**Stored data**

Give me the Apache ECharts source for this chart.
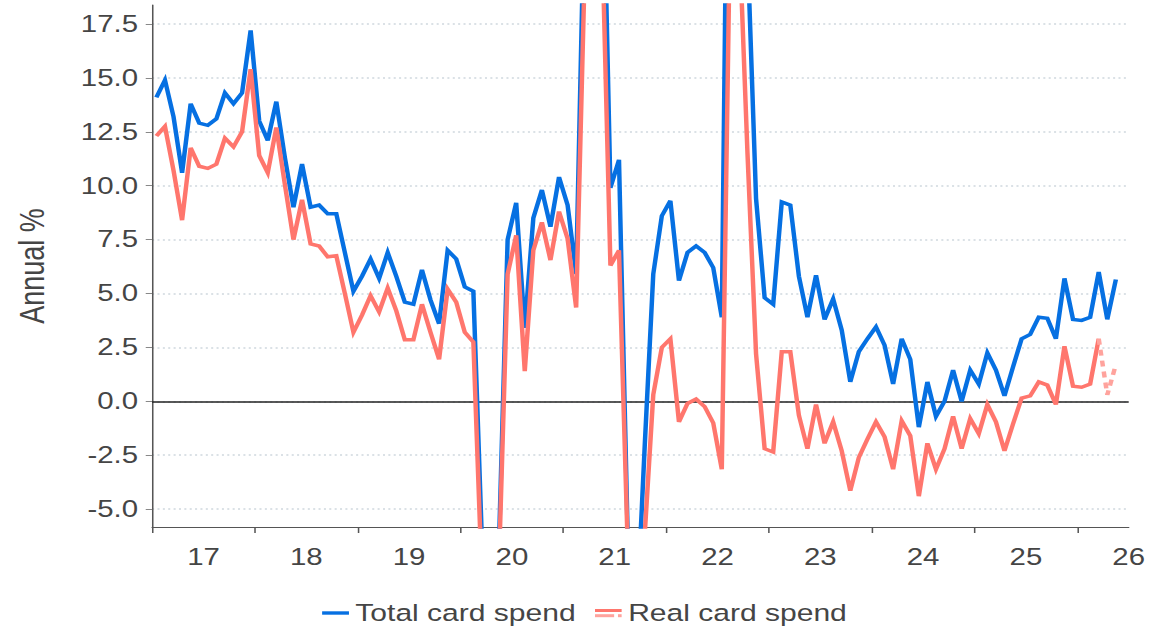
<!DOCTYPE html>
<html>
<head>
<meta charset="utf-8">
<script src="https://cdn.jsdelivr.net/npm/echarts@6/dist/echarts.min.js"></script>
<style>
  html, body { margin: 0; padding: 0; background: #ffffff; overflow: hidden; }
  #chart { width: 920px; height: 632px; transform: scaleX(1.27826); transform-origin: 0 0; }
</style>
</head>
<body>
<div id="chart"></div>
<script>
// Monthly data, first point = January 2017 (month index 0)
const yearLabels = ['17', '18', '19', '20', '21', '22', '23', '24', '25', '26'];
const yTickValues = [-5, -2.5, 0, 2.5, 5, 7.5, 10, 12.5, 15, 17.5];

const totalCardSpend = [
  14.1, 14.9, 13.2, 10.6, 13.8, 12.9, 12.8, 13.1, 14.3, 13.8, 14.3, 17.2,
  13.0, 12.1, 13.9, 11.3, 9.0, 11.0, 9.0, 9.1, 8.7, 8.7, 6.9, 5.1,
  5.8, 6.6, 5.7, 6.9, 5.8, 4.6, 4.5, 6.1, 4.7, 3.6, 7.0, 6.6,
  5.3, 5.1, -6.5, -20.0, -6.5, 7.5, 9.2, 3.4, 8.5, 9.8, 8.1, 10.4,
  9.1, 5.9, 24.0, 40.0, 28.0, 9.9, 11.2, -6.0, -10.6, -2.1, 5.9, 8.6,
  9.3, 5.6, 6.9, 7.2, 6.9, 6.2, 3.9, 40.0, 35.0, 21.0, 9.4, 4.8,
  4.5, 9.25, 9.1, 5.8, 3.9, 5.85, 3.8, 4.75, 3.3, 0.9, 2.3, 2.9,
  3.45, 2.6, 0.8, 2.9, 1.95, -1.2, 0.9, -0.7, 0.0, 1.45, 0.0, 1.45,
  0.8, 2.25, 1.45, 0.25, 1.6, 2.9, 3.1, 3.9, 3.85, 2.9, 5.7, 3.8,
  3.75, 3.9, 6.0, 3.8, 5.65
];

const realCardSpend = [
  12.3, 12.75, 10.7, 8.4, 11.75, 10.9, 10.8, 11.0, 12.2, 11.8, 12.5, 15.4,
  11.4, 10.6, 12.7, 10.05, 7.5, 9.35, 7.3, 7.2, 6.7, 6.75, 5.0, 3.2,
  4.0, 4.9, 4.15, 5.25, 4.2, 2.85, 2.85, 4.5, 3.2, 1.95, 5.2, 4.6,
  3.2, 2.75, -8.3, -20.0, -7.4, 5.9, 7.7, 1.4, 7.0, 8.3, 6.55, 8.8,
  7.55, 4.35, 20.0, 35.0, 22.0, 6.3, 7.0, -6.5, -12.0, -6.2, 0.3, 2.5,
  2.9, -0.95, -0.1, 0.1, -0.25, -1.0, -3.15, 23.0, 22.0, 11.5, 2.2, -2.2,
  -2.35, 2.3, 2.3, -0.65, -2.2, -0.15, -1.95, -0.95, -2.3, -4.15, -2.6, -1.75,
  -0.95, -1.65, -3.15, -0.9, -1.6, -4.4, -1.95, -3.15, -2.2, -0.7, -2.2, -0.8,
  -1.5, -0.15, -0.95, -2.3, -1.05, 0.15, 0.25, 0.9, 0.75, -0.15, 2.55, 0.7,
  0.65, 0.8, 2.9
];

// Preliminary (dashed) real card spend, starting at the last solid month
const realCardSpendPrelimStart = 110;
const realCardSpendPrelim = [2.9, 0.3, 1.7];

const BLUE = '#0670E2';
const RED = '#FF766D';
const RED_LIGHT = '#FFA39D';
const TEXT = '#454545';

function toPoints(arr, start) {
  return arr.map((v, i) => [start + i + 0.5, v]);
}

const blueIcon = 'image://data:image/svg+xml;utf8,' + encodeURIComponent(
  '<svg xmlns="http://www.w3.org/2000/svg" width="21" height="10" viewBox="0 0 21 10">' +
  '<rect x="0" y="3.3" width="21" height="3.4" fill="' + BLUE + '"/></svg>');
const redIcon = 'image://data:image/svg+xml;utf8,' + encodeURIComponent(
  '<svg xmlns="http://www.w3.org/2000/svg" width="21" height="10" viewBox="0 0 21 10">' +
  '<rect x="0" y="1" width="21" height="3" fill="' + RED + '"/>' +
  '<rect x="0" y="6.2" width="15" height="3" fill="' + RED_LIGHT + '"/>' +
  '<rect x="18" y="6.2" width="3" height="3" fill="' + RED_LIGHT + '"/></svg>');

const chart = echarts.init(document.getElementById('chart'), null, { renderer: 'svg' });

const option = {
  animation: false,
  backgroundColor: '#ffffff',
  textStyle: { fontFamily: '"Liberation Sans", Arial, sans-serif' },
  grid: { left: 119, right: 37, top: 5, bottom: 105, containLabel: false },
  legend: {
    bottom: 2,
    left: 247,
    itemWidth: 21,
    itemHeight: 10,
    itemGap: 15,
    textStyle: { fontSize: 23.5, color: TEXT, fontFamily: '"Liberation Sans", Arial, sans-serif' },
    data: [
      { name: 'Total card spend', icon: blueIcon },
      { name: 'Real card spend', icon: redIcon }
    ]
  },
  xAxis: {
    type: 'value',
    min: 0,
    max: 114,
    axisLine: { show: true, onZero: false, lineStyle: { color: '#555', width: 1.2 } },
    axisTick: {
      show: true, length: 6, inside: false,
      customValues: yearLabels.map((_, k) => k * 12),
      lineStyle: { color: '#555', width: 1.2 }
    },
    axisLabel: {
      customValues: yearLabels.map((_, k) => k * 12 + 6),
      formatter: (v) => yearLabels[Math.round((v - 6) / 12)],
      fontSize: 23, color: TEXT, margin: 19
    },
    splitLine: { show: false }
  },
  yAxis: {
    type: 'value',
    min: -5.83,
    max: 18.38,
    name: 'Annual %',
    nameLocation: 'middle',
    nameGap: 80,
    nameTextStyle: { fontSize: 27, color: TEXT },
    axisLine: { show: true, lineStyle: { color: '#555', width: 1.2 } },
    axisTick: {
      show: true, length: 5, inside: false,
      customValues: yTickValues,
      lineStyle: { color: '#888', width: 1 }
    },
    axisLabel: {
      customValues: yTickValues,
      formatter: (v) => v.toFixed(1),
      fontSize: 23, color: TEXT, margin: 11
    },
    splitLine: { show: true, lineStyle: { color: '#cfd8de', width: 1.5, type: [1.6, 2.6] } }
  },
  series: [
    {
      name: 'Total card spend',
      type: 'line',
      data: toPoints(totalCardSpend, 0),
      showSymbol: false,
      symbol: 'none',
      clip: true,
      z: 3,
      lineStyle: { color: BLUE, width: 3.5, join: 'miter' },
      itemStyle: { color: BLUE },
      markLine: {
        silent: true,
        symbol: 'none',
        z: 1,
        label: { show: false },
        lineStyle: { color: '#222', width: 1.5, type: 'solid' },
        data: [{ yAxis: 0 }]
      }
    },
    {
      name: 'Real card spend',
      type: 'line',
      data: toPoints(realCardSpend, 0),
      showSymbol: false,
      symbol: 'none',
      clip: true,
      z: 4,
      lineStyle: { color: RED, width: 3.5, join: 'miter' },
      itemStyle: { color: RED }
    },
    {
      name: 'Real card spend',
      type: 'line',
      data: toPoints(realCardSpendPrelim, realCardSpendPrelimStart),
      showSymbol: false,
      symbol: 'none',
      clip: true,
      z: 4,
      lineStyle: { color: RED_LIGHT, width: 3.5, type: [6, 5] },
      itemStyle: { color: RED_LIGHT }
    }
  ]
};

chart.setOption(option);
</script>
</body>
</html>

**What you will do**
Omit any images, then output the listing exactly.

**Answer to the exercise**
Give me the Apache ECharts source for this chart.
<!DOCTYPE html>
<html>
<head>
<meta charset="utf-8">
<script src="https://cdn.jsdelivr.net/npm/echarts@6/dist/echarts.min.js"></script>
<style>
  html, body { margin: 0; padding: 0; background: #ffffff; overflow: hidden; }
  #chart { width: 920px; height: 632px; transform: scaleX(1.27826); transform-origin: 0 0; }
</style>
</head>
<body>
<div id="chart"></div>
<script>
// Monthly data, first point = January 2017 (month index 0)
const yearLabels = ['17', '18', '19', '20', '21', '22', '23', '24', '25', '26'];
const yTickValues = [-5, -2.5, 0, 2.5, 5, 7.5, 10, 12.5, 15, 17.5];

const totalCardSpend = [
  14.1, 14.9, 13.2, 10.6, 13.8, 12.9, 12.8, 13.1, 14.3, 13.8, 14.3, 17.2,
  13.0, 12.1, 13.9, 11.3, 9.0, 11.0, 9.0, 9.1, 8.7, 8.7, 6.9, 5.1,
  5.8, 6.6, 5.7, 6.9, 5.8, 4.6, 4.5, 6.1, 4.7, 3.6, 7.0, 6.6,
  5.3, 5.1, -6.5, -20.0, -6.5, 7.5, 9.2, 3.4, 8.5, 9.8, 8.1, 10.4,
  9.1, 5.9, 24.0, 40.0, 28.0, 9.9, 11.2, -6.0, -10.6, -2.1, 5.9, 8.6,
  9.3, 5.6, 6.9, 7.2, 6.9, 6.2, 3.9, 40.0, 35.0, 21.0, 9.4, 4.8,
  4.5, 9.25, 9.1, 5.8, 3.9, 5.85, 3.8, 4.75, 3.3, 0.9, 2.3, 2.9,
  3.45, 2.6, 0.8, 2.9, 1.95, -1.2, 0.9, -0.7, 0.0, 1.45, 0.0, 1.45,
  0.8, 2.25, 1.45, 0.25, 1.6, 2.9, 3.1, 3.9, 3.85, 2.9, 5.7, 3.8,
  3.75, 3.9, 6.0, 3.8, 5.65
];

const realCardSpend = [
  12.3, 12.75, 10.7, 8.4, 11.75, 10.9, 10.8, 11.0, 12.2, 11.8, 12.5, 15.4,
  11.4, 10.6, 12.7, 10.05, 7.5, 9.35, 7.3, 7.2, 6.7, 6.75, 5.0, 3.2,
  4.0, 4.9, 4.15, 5.25, 4.2, 2.85, 2.85, 4.5, 3.2, 1.95, 5.2, 4.6,
  3.2, 2.75, -8.3, -20.0, -7.4, 5.9, 7.7, 1.4, 7.0, 8.3, 6.55, 8.8,
  7.55, 4.35, 20.0, 35.0, 22.0, 6.3, 7.0, -6.5, -12.0, -6.2, 0.3, 2.5,
  2.9, -0.95, -0.1, 0.1, -0.25, -1.0, -3.15, 23.0, 22.0, 11.5, 2.2, -2.2,
  -2.35, 2.3, 2.3, -0.65, -2.2, -0.15, -1.95, -0.95, -2.3, -4.15, -2.6, -1.75,
  -0.95, -1.65, -3.15, -0.9, -1.6, -4.4, -1.95, -3.15, -2.2, -0.7, -2.2, -0.8,
  -1.5, -0.15, -0.95, -2.3, -1.05, 0.15, 0.25, 0.9, 0.75, -0.15, 2.55, 0.7,
  0.65, 0.8, 2.9
];

// Preliminary (dashed) real card spend, starting at the last solid month
const realCardSpendPrelimStart = 110;
const realCardSpendPrelim = [2.9, 0.3, 1.7];

const BLUE = '#0670E2';
const RED = '#FF766D';
const RED_LIGHT = '#FFA39D';
const TEXT = '#454545';

function toPoints(arr, start) {
  return arr.map((v, i) => [start + i + 0.5, v]);
}

const blueIcon = 'image://data:image/svg+xml;utf8,' + encodeURIComponent(
  '<svg xmlns="http://www.w3.org/2000/svg" width="21" height="10" viewBox="0 0 21 10">' +
  '<rect x="0" y="3.3" width="21" height="3.4" fill="' + BLUE + '"/></svg>');
const redIcon = 'image://data:image/svg+xml;utf8,' + encodeURIComponent(
  '<svg xmlns="http://www.w3.org/2000/svg" width="21" height="10" viewBox="0 0 21 10">' +
  '<rect x="0" y="1" width="21" height="3" fill="' + RED + '"/>' +
  '<rect x="0" y="6.2" width="15" height="3" fill="' + RED_LIGHT + '"/>' +
  '<rect x="18" y="6.2" width="3" height="3" fill="' + RED_LIGHT + '"/></svg>');

const chart = echarts.init(document.getElementById('chart'), null, { renderer: 'svg' });

const option = {
  animation: false,
  backgroundColor: '#ffffff',
  textStyle: { fontFamily: '"Liberation Sans", Arial, sans-serif' },
  grid: { left: 119, right: 37, top: 5, bottom: 105, containLabel: false },
  legend: {
    bottom: 2,
    left: 247,
    itemWidth: 21,
    itemHeight: 10,
    itemGap: 15,
    textStyle: { fontSize: 23.5, color: TEXT, fontFamily: '"Liberation Sans", Arial, sans-serif' },
    data: [
      { name: 'Total card spend', icon: blueIcon },
      { name: 'Real card spend', icon: redIcon }
    ]
  },
  xAxis: {
    type: 'value',
    min: 0,
    max: 114,
    axisLine: { show: true, onZero: false, lineStyle: { color: '#555', width: 1.2 } },
    axisTick: {
      show: true, length: 6, inside: false,
      customValues: yearLabels.map((_, k) => k * 12),
      lineStyle: { color: '#555', width: 1.2 }
    },
    axisLabel: {
      customValues: yearLabels.map((_, k) => k * 12 + 6),
      formatter: (v) => yearLabels[Math.round((v - 6) / 12)],
      fontSize: 23, color: TEXT, margin: 19
    },
    splitLine: { show: false }
  },
  yAxis: {
    type: 'value',
    min: -5.83,
    max: 18.38,
    name: 'Annual %',
    nameLocation: 'middle',
    nameGap: 80,
    nameTextStyle: { fontSize: 27, color: TEXT },
    axisLine: { show: true, lineStyle: { color: '#555', width: 1.2 } },
    axisTick: {
      show: true, length: 5, inside: false,
      customValues: yTickValues,
      lineStyle: { color: '#888', width: 1 }
    },
    axisLabel: {
      customValues: yTickValues,
      formatter: (v) => v.toFixed(1),
      fontSize: 23, color: TEXT, margin: 11
    },
    splitLine: { show: true, lineStyle: { color: '#cfd8de', width: 1.5, type: [1.6, 2.6] } }
  },
  series: [
    {
      name: 'Total card spend',
      type: 'line',
      data: toPoints(totalCardSpend, 0),
      showSymbol: false,
      symbol: 'none',
      clip: true,
      z: 3,
      lineStyle: { color: BLUE, width: 3.5, join: 'miter' },
      itemStyle: { color: BLUE },
      markLine: {
        silent: true,
        symbol: 'none',
        z: 1,
        label: { show: false },
        lineStyle: { color: '#222', width: 1.5, type: 'solid' },
        data: [{ yAxis: 0 }]
      }
    },
    {
      name: 'Real card spend',
      type: 'line',
      data: toPoints(realCardSpend, 0),
      showSymbol: false,
      symbol: 'none',
      clip: true,
      z: 4,
      lineStyle: { color: RED, width: 3.5, join: 'miter' },
      itemStyle: { color: RED }
    },
    {
      name: 'Real card spend',
      type: 'line',
      data: toPoints(realCardSpendPrelim, realCardSpendPrelimStart),
      showSymbol: false,
      symbol: 'none',
      clip: true,
      z: 4,
      lineStyle: { color: RED_LIGHT, width: 3.5, type: [6, 5] },
      itemStyle: { color: RED_LIGHT }
    }
  ]
};

chart.setOption(option);
</script>
</body>
</html>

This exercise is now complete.